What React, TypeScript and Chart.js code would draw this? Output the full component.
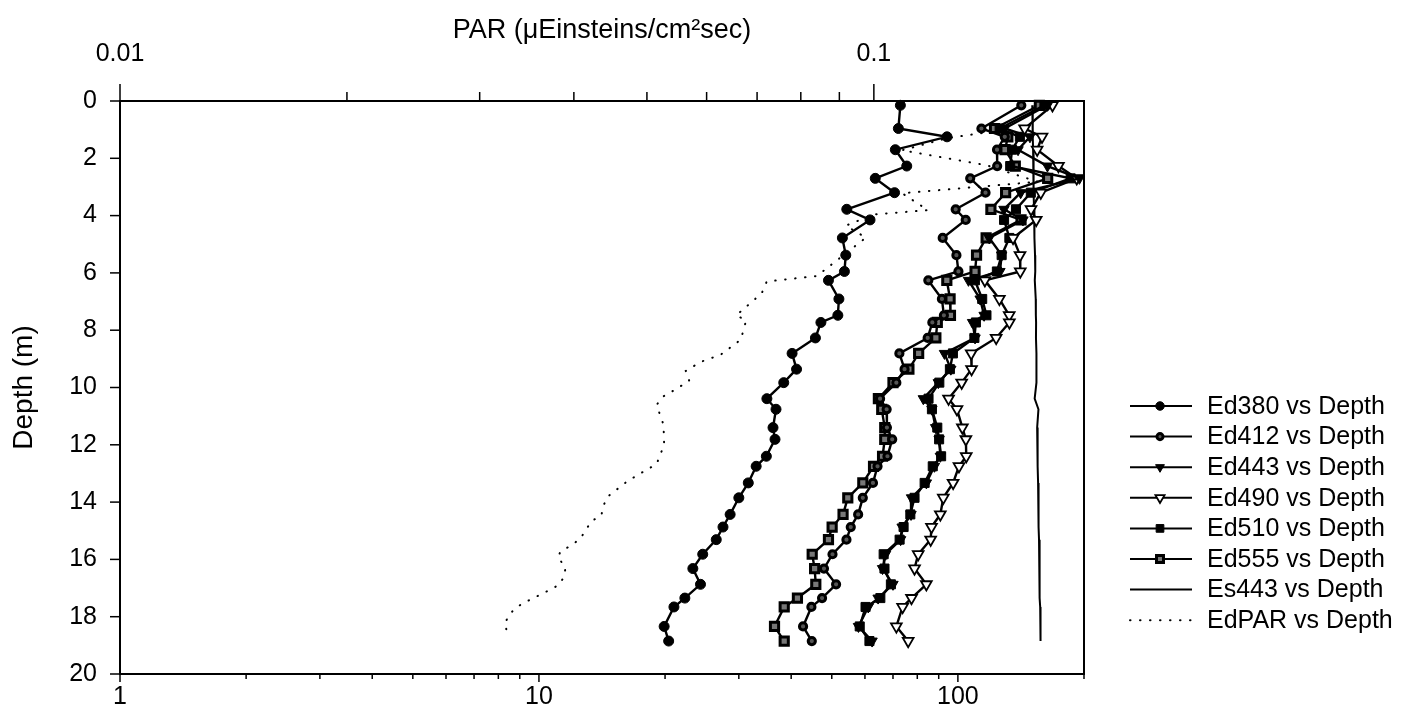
import React, { useEffect, useRef } from 'react';
import { Chart, registerables } from 'chart.js';

Chart.register(...registerables);

// ---------- data ----------
const depth = [0.15, 0.96, 1.25, 1.7, 2.27, 2.7, 3.2, 3.78, 4.15, 4.78, 5.38, 5.95, 6.26, 6.91, 7.48, 7.73, 8.27, 8.81, 9.36, 9.83, 10.39, 10.76, 11.4, 11.81, 12.4, 12.75, 13.33, 13.85, 14.43, 14.87, 15.31, 15.82, 16.32, 16.87, 17.35, 17.66, 18.34, 18.85];

const ed380 = [72.9, 72.1, 94.2, 70.9, 75.5, 63.5, 70.6, 54.3, 61.7, 53.0, 54.0, 53.6, 49.1, 52.0, 51.7, 47.1, 45.7, 40.2, 41.2, 38.4, 35.0, 36.8, 36.2, 36.6, 34.9, 33.0, 31.6, 30.0, 28.6, 27.5, 26.5, 24.6, 23.3, 24.3, 22.3, 21.0, 19.9, 20.4];

const ed412 = [141.7, 113.8, 129.4, 124.0, 124.1, 107.0, 116.4, 98.8, 104.4, 92.0, 99.2, 100.3, 85.0, 91.6, 92.6, 86.9, 84.7, 72.5, 74.6, 71.3, 65.2, 67.6, 67.7, 69.7, 67.9, 64.3, 62.7, 59.3, 57.8, 55.5, 54.2, 50.2, 47.9, 51.2, 47.4, 44.7, 42.7, 44.8];

const ed443 = [163.6, 129.3, 148.6, 139.2, 163.6, 195.0, 141.2, 128.8, 143.0, 118.8, 127.2, 126.0, 106.0, 113.0, 115.5, 108.4, 109.9, 92.9, 96.2, 89.8, 82.7, 86.7, 88.5, 90.2, 90.8, 87.9, 84.1, 77.5, 77.3, 73.6, 73.0, 67.2, 66.1, 70.0, 64.5, 61.1, 57.9, 62.4];

const ed490 = [168.2, 144.3, 158.8, 154.6, 173.8, 192.2, 157.7, 149.5, 153.8, 135.4, 140.7, 140.9, 116.0, 125.6, 132.6, 132.7, 123.4, 107.6, 107.8, 102.1, 95.0, 99.5, 102.5, 104.5, 104.7, 100.6, 97.4, 92.3, 90.8, 86.5, 86.1, 80.4, 78.8, 84.1, 77.5, 73.8, 71.3, 76.1];

const ed510 = [160.9, 125.8, 140.6, 134.7, 133.3, 185.9, 149.3, 137.6, 128.9, 132.7, 127.2, 123.9, 109.8, 114.3, 117.0, 110.4, 109.5, 97.3, 95.7, 90.3, 85.1, 86.7, 89.3, 90.2, 91.2, 87.1, 83.3, 78.8, 77.0, 74.2, 72.6, 66.5, 66.8, 69.2, 65.3, 60.2, 58.3, 61.5];

const ed555 = [156.5, 122.3, 131.6, 129.6, 137.1, 163.8, 130.0, 119.9, 141.5, 116.8, 110.8, 109.9, 94.1, 95.8, 96.0, 89.3, 88.6, 80.6, 76.4, 70.0, 64.6, 65.8, 66.9, 66.9, 66.1, 62.9, 59.3, 54.6, 53.2, 50.1, 49.1, 44.9, 45.5, 45.8, 41.4, 38.5, 36.5, 38.5];

const es443 = [150.5, 150.8, 151.0, 151.2, 151.4, 151.6, 151.8, 152.0, 152.2, 152.4, 152.8, 153.0, 152.6, 153.4, 153.5, 153.7, 153.6, 154.0, 153.8, 154.2, 152.5, 155.7, 154.6, 154.8, 155.0, 155.2, 155.4, 155.6, 155.8, 156.0, 156.2, 156.4, 156.6, 156.8, 157.0, 157.2, 157.4, 157.6];

const parDepth = [1.12, 1.3, 1.72, 2.24, 2.82, 3.22, 3.81, 3.96, 4.35, 4.77, 6.11, 6.3, 6.71, 7.48, 7.66, 8.33, 8.86, 9.1, 9.42, 9.77, 10.15, 10.33, 10.61, 11.3, 12.0, 12.67, 12.88, 13.27, 13.8, 14.11, 14.46, 14.67, 15.27, 15.51, 15.72, 15.93, 16.28, 16.63, 16.91, 17.09, 17.44, 17.62, 17.86, 18.21, 18.53];

const edPar = [0.139, 0.125, 0.109, 0.141, 0.165, 0.109, 0.118, 0.1, 0.0918, 0.0976, 0.084, 0.0721, 0.071, 0.0657, 0.0677, 0.0666, 0.0626, 0.059, 0.0563, 0.0569, 0.0539, 0.0524, 0.0515, 0.0526, 0.0527, 0.0515, 0.0499, 0.0471, 0.0444, 0.0438, 0.0435, 0.0422, 0.0408, 0.0397, 0.0384, 0.0381, 0.039, 0.0388, 0.0381, 0.037, 0.0348, 0.0338, 0.033, 0.0324, 0.0326];

const depthTicks = [0, 2, 4, 6, 8, 10, 12, 14, 16, 18, 20];
const bottomRange = [1, 200];
const topRange = [0.01, 0.19];

const FONT = '"Liberation Sans", Arial, Helvetica, sans-serif';

const pts = (xs: number[], ys: number[]) => xs.map((x, i) => ({ x, y: ys[i] }));
const isDecade = (v: number) => Math.abs(Math.log10(v) - Math.round(Math.log10(v))) < 1e-6;

type Mk = { style: string; r: number; fill: string; bw: number; rot: number };

function drawMarker(ctx: CanvasRenderingContext2D, m: Mk, x: number, y: number) {
  if (m.style === 'none' || m.r <= 0) return;
  ctx.beginPath();
  if (m.style === 'circle') {
    ctx.arc(x, y, m.r, 0, Math.PI * 2);
  } else if (m.style === 'rect') {
    const s = Math.SQRT1_2 * m.r;
    ctx.rect(x - s, y - s, 2 * s, 2 * s);
  } else if (m.style === 'triangle') {
    let a = (m.rot * Math.PI) / 180;
    for (let k = 0; k < 3; k++) {
      const px = x + Math.sin(a) * m.r;
      const py = y - Math.cos(a) * m.r;
      if (k === 0) ctx.moveTo(px, py);
      else ctx.lineTo(px, py);
      a += (2 * Math.PI) / 3;
    }
    ctx.closePath();
  }
  ctx.fillStyle = m.fill;
  ctx.fill();
  ctx.lineWidth = m.bw;
  ctx.strokeStyle = '#000';
  ctx.setLineDash([]);
  ctx.stroke();
}

const frameTicks = {
  id: 'frameTicks',
  afterDraw(chart: any) {
    const { ctx, chartArea: a, scales } = chart;
    ctx.save();
    ctx.strokeStyle = '#000';
    ctx.setLineDash([]);
    ctx.lineWidth = 2;
    ctx.strokeRect(a.left, a.top, a.right - a.left, a.bottom - a.top);
    ctx.lineWidth = 1.5;
    const seg = (x1: number, y1: number, x2: number, y2: number) => {
      ctx.beginPath();
      ctx.moveTo(x1, y1);
      ctx.lineTo(x2, y2);
      ctx.stroke();
    };
    const xs = scales.x;
    for (let e = 0; e <= 2; e++) {
      for (let m = 1; m <= 9; m++) {
        const v = m * Math.pow(10, e);
        if (v < xs.min * 0.999 || v > xs.max * 1.001) continue;
        const px = xs.getPixelForValue(v);
        seg(px, a.bottom, px, a.bottom + (m === 1 ? 8 : 5));
      }
    }
    const x2 = scales.x2;
    for (let e = -2; e <= -1; e++) {
      for (let m = 1; m <= 9; m++) {
        const v = m * Math.pow(10, e);
        if (v < x2.min * 0.999 || v > x2.max * 1.001) continue;
        const px = x2.getPixelForValue(v);
        seg(px, a.top, px, a.top - (m === 1 ? 17 : 9));
      }
    }
    const ys = scales.y;
    depthTicks.forEach((d) => {
      const py = ys.getPixelForValue(d);
      seg(a.left - 10, py, a.left, py);
    });
    ctx.restore();
  },
};

const legendPlugin = {
  id: 'lineLegend',
  afterDraw(chart: any) {
    const { ctx, chartArea: a } = chart;
    ctx.save();
    const x0 = a.right + 46;
    const x1 = a.right + 108;
    const xm = a.right + 76;
    const xt = a.right + 123;
    const y0 = a.top + 305;
    const dy = 30.6;
    chart.data.datasets.forEach((ds: any, i: number) => {
      const y = y0 + i * dy;
      ctx.strokeStyle = '#000';
      ctx.lineWidth = ds.legendLineWidth || ds.borderWidth;
      ctx.lineCap = ds.borderCapStyle || 'butt';
      ctx.setLineDash(ds.borderDash || []);
      ctx.beginPath();
      ctx.moveTo(x0, y);
      ctx.lineTo(x1, y);
      ctx.stroke();
      ctx.lineCap = 'butt';
      drawMarker(ctx, {
        style: ds.pointRadius > 0 ? ds.pointStyle : 'none',
        r: ds.pointRadius * 0.85,
        fill: ds.pointBackgroundColor,
        bw: ds.pointBorderWidth,
        rot: ds.pointRotation || 0,
      }, xm, y);
      ctx.fillStyle = '#000';
      ctx.font = `25px ${FONT}`;
      ctx.textAlign = 'left';
      ctx.textBaseline = 'middle';
      ctx.fillText(ds.label, xt, y + 1);
    });
    ctx.restore();
  },
};

function edSet(label: string, values: number[], style: string, r: number, fill: string, bw: number, rot = 0) {
  return {
    label,
    data: pts(values, depth),
    xAxisID: 'x',
    yAxisID: 'y',
    showLine: true,
    borderColor: '#000',
    borderWidth: 2.4,
    legendLineWidth: 2,
    pointStyle: style,
    pointRadius: r,
    pointHoverRadius: r,
    pointBackgroundColor: fill,
    pointBorderColor: '#000',
    pointBorderWidth: bw,
    pointRotation: rot,
    clip: false,
  };
}

export default function App() {
  const ref = useRef<HTMLCanvasElement | null>(null);

  useEffect(() => {
    if (!ref.current) return;
    const tickFont = { family: FONT, size: 25 };
    const chart = new Chart(ref.current, {
      type: 'scatter',
      data: {
        datasets: [
          edSet('Ed380 vs Depth', ed380, 'circle', 5, '#000', 1),
          edSet('Ed412 vs Depth', ed412, 'circle', 3.6, '#555', 3),
          edSet('Ed443 vs Depth', ed443, 'triangle', 6, '#000', 1, 180),
          edSet('Ed490 vs Depth', ed490, 'triangle', 6.2, '#fff', 1.8, 180),
          edSet('Ed510 vs Depth', ed510, 'rect', 6.4, '#000', 1),
          edSet('Ed555 vs Depth', ed555, 'rect', 5.8, '#777', 3),
          {
            label: 'Es443 vs Depth',
            data: pts(es443, depth),
            xAxisID: 'x',
            yAxisID: 'y',
            showLine: true,
            borderColor: '#000',
            borderWidth: 2,
            pointRadius: 0,
            pointHoverRadius: 0,
            pointStyle: 'circle',
            pointBackgroundColor: '#000',
            pointBorderWidth: 0,
          },
          {
            label: 'EdPAR vs Depth',
            data: pts(edPar, parDepth),
            xAxisID: 'x2',
            yAxisID: 'y',
            showLine: true,
            borderColor: '#000',
            borderWidth: 2,
            borderDash: [0.5, 9.5],
            borderCapStyle: 'round',
            pointRadius: 0,
            pointHoverRadius: 0,
            pointStyle: 'circle',
            pointBackgroundColor: '#000',
            pointBorderWidth: 0,
          },
        ] as any,
      },
      options: {
        responsive: false,
        devicePixelRatio: 1,
        animation: false,
        events: [],
        layout: { padding: { left: 0, top: 0, right: 326, bottom: 0 } },
        plugins: {
          legend: { display: false },
          tooltip: { enabled: false },
          title: { display: false },
        },
        scales: {
          x: {
            type: 'logarithmic',
            position: 'bottom',
            min: bottomRange[0],
            max: bottomRange[1],
            grid: { display: false, drawTicks: false },
            border: { display: false },
            ticks: {
              autoSkip: false,
              maxRotation: 0,
              minRotation: 0,
              padding: 8,
              color: '#000',
              font: tickFont,
              callback: (v: any) => (isDecade(Number(v)) ? String(Number(v)) : ''),
            },
            afterFit: (s: any) => { s.height = 50; },
          },
          x2: {
            type: 'logarithmic',
            position: 'top',
            min: topRange[0],
            max: topRange[1],
            grid: { display: false, drawTicks: false },
            border: { display: false },
            ticks: {
              autoSkip: false,
              maxRotation: 0,
              minRotation: 0,
              padding: 32,
              color: '#000',
              font: tickFont,
              callback: (v: any) => (isDecade(Number(v)) ? String(Number(v)) : ''),
            },
            title: {
              display: true,
              text: 'PAR (\u03BCEinsteins/cm\u00B2sec)',
              color: '#000',
              font: { family: FONT, size: 27 },
              padding: { top: 14, bottom: 0 },
            },
            afterFit: (s: any) => { s.height = 101; },
          },
          y: {
            type: 'linear',
            position: 'left',
            reverse: true,
            min: 0,
            max: 20,
            grid: { display: false, drawTicks: false },
            border: { display: false },
            ticks: {
              stepSize: 2,
              padding: 23,
              color: '#000',
              font: tickFont,
            },
            title: {
              display: true,
              text: 'Depth (m)',
              color: '#000',
              font: { family: FONT, size: 28 },
              padding: { top: 7, bottom: 0 },
            },
            afterFit: (s: any) => { s.width = 120; },
          },
        },
      } as any,
      plugins: [frameTicks, legendPlugin],
    });
    return () => chart.destroy();
  }, []);

  return (
    <div style={{ position: 'absolute', left: 0, top: 0, width: 1410, height: 724, background: '#fff' }}>
      <canvas ref={ref} width={1410} height={724} style={{ display: 'block' }} />
    </div>
  );
}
————
EXERCISE TASK: Give again, word for word, every line from the top of the data above to the line holding "Chart.register(...registerables);", inclusive, with the pictures left out.

EXERCISE ANSWER:
What React, TypeScript and Chart.js code would draw this? Output the full component.
import React, { useEffect, useRef } from 'react';
import { Chart, registerables } from 'chart.js';

Chart.register(...registerables);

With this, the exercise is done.